>> Start DATA PROVIDED
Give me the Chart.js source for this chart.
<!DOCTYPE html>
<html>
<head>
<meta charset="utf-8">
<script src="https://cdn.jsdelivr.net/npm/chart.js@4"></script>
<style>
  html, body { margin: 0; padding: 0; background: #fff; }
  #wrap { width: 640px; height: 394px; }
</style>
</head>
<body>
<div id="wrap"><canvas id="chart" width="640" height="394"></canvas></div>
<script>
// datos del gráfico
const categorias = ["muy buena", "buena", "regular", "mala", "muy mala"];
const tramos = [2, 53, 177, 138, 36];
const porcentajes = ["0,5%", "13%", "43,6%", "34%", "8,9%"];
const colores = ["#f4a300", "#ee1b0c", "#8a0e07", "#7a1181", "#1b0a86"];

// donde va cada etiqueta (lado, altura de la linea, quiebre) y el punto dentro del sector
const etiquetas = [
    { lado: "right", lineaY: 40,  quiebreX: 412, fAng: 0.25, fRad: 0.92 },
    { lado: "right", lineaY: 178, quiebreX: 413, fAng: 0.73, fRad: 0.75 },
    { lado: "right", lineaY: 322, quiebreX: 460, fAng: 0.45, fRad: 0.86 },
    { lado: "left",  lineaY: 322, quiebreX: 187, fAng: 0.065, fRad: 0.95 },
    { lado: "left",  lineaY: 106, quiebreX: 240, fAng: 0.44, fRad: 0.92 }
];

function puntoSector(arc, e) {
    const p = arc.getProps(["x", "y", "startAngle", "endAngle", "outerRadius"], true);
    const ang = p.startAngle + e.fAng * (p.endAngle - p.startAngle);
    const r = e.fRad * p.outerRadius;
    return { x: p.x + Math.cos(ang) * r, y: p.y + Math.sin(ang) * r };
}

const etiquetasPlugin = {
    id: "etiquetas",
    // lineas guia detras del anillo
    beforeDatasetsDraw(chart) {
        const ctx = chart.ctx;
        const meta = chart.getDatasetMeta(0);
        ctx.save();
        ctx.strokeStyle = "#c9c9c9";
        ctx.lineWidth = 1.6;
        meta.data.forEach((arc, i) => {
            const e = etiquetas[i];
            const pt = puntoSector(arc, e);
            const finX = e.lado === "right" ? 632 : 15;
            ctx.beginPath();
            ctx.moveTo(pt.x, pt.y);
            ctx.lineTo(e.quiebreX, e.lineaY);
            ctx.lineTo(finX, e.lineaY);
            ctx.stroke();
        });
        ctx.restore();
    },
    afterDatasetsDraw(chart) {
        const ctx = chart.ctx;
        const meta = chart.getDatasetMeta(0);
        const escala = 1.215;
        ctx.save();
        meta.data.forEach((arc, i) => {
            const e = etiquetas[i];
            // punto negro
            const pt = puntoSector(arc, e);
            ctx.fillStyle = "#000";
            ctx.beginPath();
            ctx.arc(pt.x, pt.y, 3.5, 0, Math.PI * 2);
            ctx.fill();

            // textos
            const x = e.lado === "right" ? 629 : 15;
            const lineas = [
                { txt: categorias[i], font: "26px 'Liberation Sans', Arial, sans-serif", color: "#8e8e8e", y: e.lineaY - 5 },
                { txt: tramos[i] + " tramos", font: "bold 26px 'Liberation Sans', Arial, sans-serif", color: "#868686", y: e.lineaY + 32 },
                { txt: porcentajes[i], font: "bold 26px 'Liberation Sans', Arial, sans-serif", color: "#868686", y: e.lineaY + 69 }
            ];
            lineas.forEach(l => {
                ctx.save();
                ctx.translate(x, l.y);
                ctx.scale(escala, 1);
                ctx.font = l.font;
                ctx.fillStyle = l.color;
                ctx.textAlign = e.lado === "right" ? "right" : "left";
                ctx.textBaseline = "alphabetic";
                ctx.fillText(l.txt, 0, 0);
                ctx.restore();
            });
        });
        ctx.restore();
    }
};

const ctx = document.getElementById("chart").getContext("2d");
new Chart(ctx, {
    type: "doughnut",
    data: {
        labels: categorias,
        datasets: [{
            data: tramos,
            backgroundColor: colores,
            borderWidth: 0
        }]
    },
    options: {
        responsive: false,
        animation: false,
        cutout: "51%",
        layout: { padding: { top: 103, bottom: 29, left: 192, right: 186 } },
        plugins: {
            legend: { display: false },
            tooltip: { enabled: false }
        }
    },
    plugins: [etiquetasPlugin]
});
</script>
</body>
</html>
>> End DATA PROVIDED
Reproduce the material above without altering a single character.

#### COMPLETE OUTPUT:
Give me the Chart.js source for this chart.
<!DOCTYPE html>
<html>
<head>
<meta charset="utf-8">
<script src="https://cdn.jsdelivr.net/npm/chart.js@4"></script>
<style>
  html, body { margin: 0; padding: 0; background: #fff; }
  #wrap { width: 640px; height: 394px; }
</style>
</head>
<body>
<div id="wrap"><canvas id="chart" width="640" height="394"></canvas></div>
<script>
// datos del gráfico
const categorias = ["muy buena", "buena", "regular", "mala", "muy mala"];
const tramos = [2, 53, 177, 138, 36];
const porcentajes = ["0,5%", "13%", "43,6%", "34%", "8,9%"];
const colores = ["#f4a300", "#ee1b0c", "#8a0e07", "#7a1181", "#1b0a86"];

// donde va cada etiqueta (lado, altura de la linea, quiebre) y el punto dentro del sector
const etiquetas = [
    { lado: "right", lineaY: 40,  quiebreX: 412, fAng: 0.25, fRad: 0.92 },
    { lado: "right", lineaY: 178, quiebreX: 413, fAng: 0.73, fRad: 0.75 },
    { lado: "right", lineaY: 322, quiebreX: 460, fAng: 0.45, fRad: 0.86 },
    { lado: "left",  lineaY: 322, quiebreX: 187, fAng: 0.065, fRad: 0.95 },
    { lado: "left",  lineaY: 106, quiebreX: 240, fAng: 0.44, fRad: 0.92 }
];

function puntoSector(arc, e) {
    const p = arc.getProps(["x", "y", "startAngle", "endAngle", "outerRadius"], true);
    const ang = p.startAngle + e.fAng * (p.endAngle - p.startAngle);
    const r = e.fRad * p.outerRadius;
    return { x: p.x + Math.cos(ang) * r, y: p.y + Math.sin(ang) * r };
}

const etiquetasPlugin = {
    id: "etiquetas",
    // lineas guia detras del anillo
    beforeDatasetsDraw(chart) {
        const ctx = chart.ctx;
        const meta = chart.getDatasetMeta(0);
        ctx.save();
        ctx.strokeStyle = "#c9c9c9";
        ctx.lineWidth = 1.6;
        meta.data.forEach((arc, i) => {
            const e = etiquetas[i];
            const pt = puntoSector(arc, e);
            const finX = e.lado === "right" ? 632 : 15;
            ctx.beginPath();
            ctx.moveTo(pt.x, pt.y);
            ctx.lineTo(e.quiebreX, e.lineaY);
            ctx.lineTo(finX, e.lineaY);
            ctx.stroke();
        });
        ctx.restore();
    },
    afterDatasetsDraw(chart) {
        const ctx = chart.ctx;
        const meta = chart.getDatasetMeta(0);
        const escala = 1.215;
        ctx.save();
        meta.data.forEach((arc, i) => {
            const e = etiquetas[i];
            // punto negro
            const pt = puntoSector(arc, e);
            ctx.fillStyle = "#000";
            ctx.beginPath();
            ctx.arc(pt.x, pt.y, 3.5, 0, Math.PI * 2);
            ctx.fill();

            // textos
            const x = e.lado === "right" ? 629 : 15;
            const lineas = [
                { txt: categorias[i], font: "26px 'Liberation Sans', Arial, sans-serif", color: "#8e8e8e", y: e.lineaY - 5 },
                { txt: tramos[i] + " tramos", font: "bold 26px 'Liberation Sans', Arial, sans-serif", color: "#868686", y: e.lineaY + 32 },
                { txt: porcentajes[i], font: "bold 26px 'Liberation Sans', Arial, sans-serif", color: "#868686", y: e.lineaY + 69 }
            ];
            lineas.forEach(l => {
                ctx.save();
                ctx.translate(x, l.y);
                ctx.scale(escala, 1);
                ctx.font = l.font;
                ctx.fillStyle = l.color;
                ctx.textAlign = e.lado === "right" ? "right" : "left";
                ctx.textBaseline = "alphabetic";
                ctx.fillText(l.txt, 0, 0);
                ctx.restore();
            });
        });
        ctx.restore();
    }
};

const ctx = document.getElementById("chart").getContext("2d");
new Chart(ctx, {
    type: "doughnut",
    data: {
        labels: categorias,
        datasets: [{
            data: tramos,
            backgroundColor: colores,
            borderWidth: 0
        }]
    },
    options: {
        responsive: false,
        animation: false,
        cutout: "51%",
        layout: { padding: { top: 103, bottom: 29, left: 192, right: 186 } },
        plugins: {
            legend: { display: false },
            tooltip: { enabled: false }
        }
    },
    plugins: [etiquetasPlugin]
});
</script>
</body>
</html>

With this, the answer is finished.